I’ll assume that you’re in the dining room, concerned about soup on your necktie, although you may have noticed this phenomenon in other rooms under different circumstances.
We see an object because light is coming from that object and entering our eyes. The more light coming from the object, the brighter it appears. And of course, the reverse is also true: An object that is sending less light to our eyes appears darker. So our job is to explain why there is less light coming from the wet spot.

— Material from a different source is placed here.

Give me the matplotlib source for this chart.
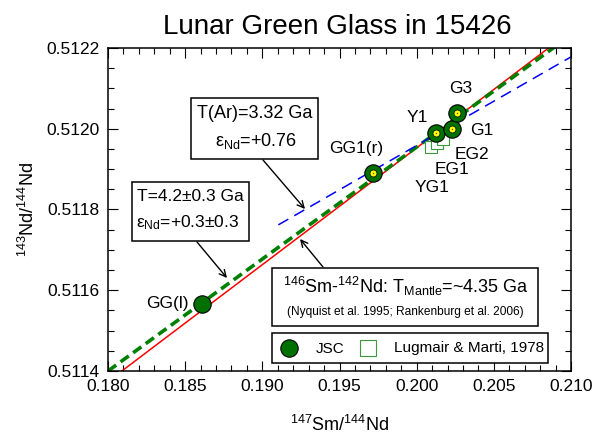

Where does an object get the light that it sends to our eyes? If it is not inherently luminous, like the sun, a light bulb or Rudolph’s nose, then it must be reflecting some of the light that it receives from elsewhere. But nothing reflects all of the light that falls upon it; every substance absorbs some light and returns, or reflects, the rest. So the wet spot must be reflecting less light because for some reason it is absorbing more.
Let’s take a highly magnified look at the wet fabric as it would be seen by an incoming ray of light.
A fabric is a latticework of interwoven fibers. When it gets wet and soaks up water by capillary action, the spaces between the fibers become filled with water. Many of the incoming rays of light will then be falling upon a water surface instead of striking a fiber.
Now when a ray of light enters a water surface at an angle, and by sheer statistics most of the rays will be hitting the water at an angle, rather than perfectly perpendicular to its surface, a funny thing happens: The ray changes direction. (Techspeak: It is refracted. Why does it change direction? Meet me in the Nitpicker’s Corner.)
Instead of continuing through the water in the direction in which it entered, the light ray veers away from the surface and plunges into the watery depths at an even steeper angle than its entry angle. This steeper angle of penetration means that the light ray penetrates deeper into the depths of the fabric, where it has an increased chance of being absorbed, never to be seen again. Thus, there is more “lost light” inside a wet spot than in a dry one, there is less light reflected and the spot appears darker.
Similar goings-on explain why wet rocks, leaves and grass appear to be more intensely colored when they’re wet, why the countryside looks “fresher” after a rain. These objects have colors in the first place because they absorb certain wavelengths of light from the multicolored daylight and reflect the rest back to our eyes. When they are coated with a film of water, the incident light rays are refracted deeper into their microscopically rough surfaces.
The refracted light then bounces back and forth off these surfaces, which provides them with many more opportunities for their absorbable wavelengths to be absorbed. The remaining reflected light is thus even more depleted in these absorbed wavelengths than it ordinarily would be, and it therefore looks more intensely colored.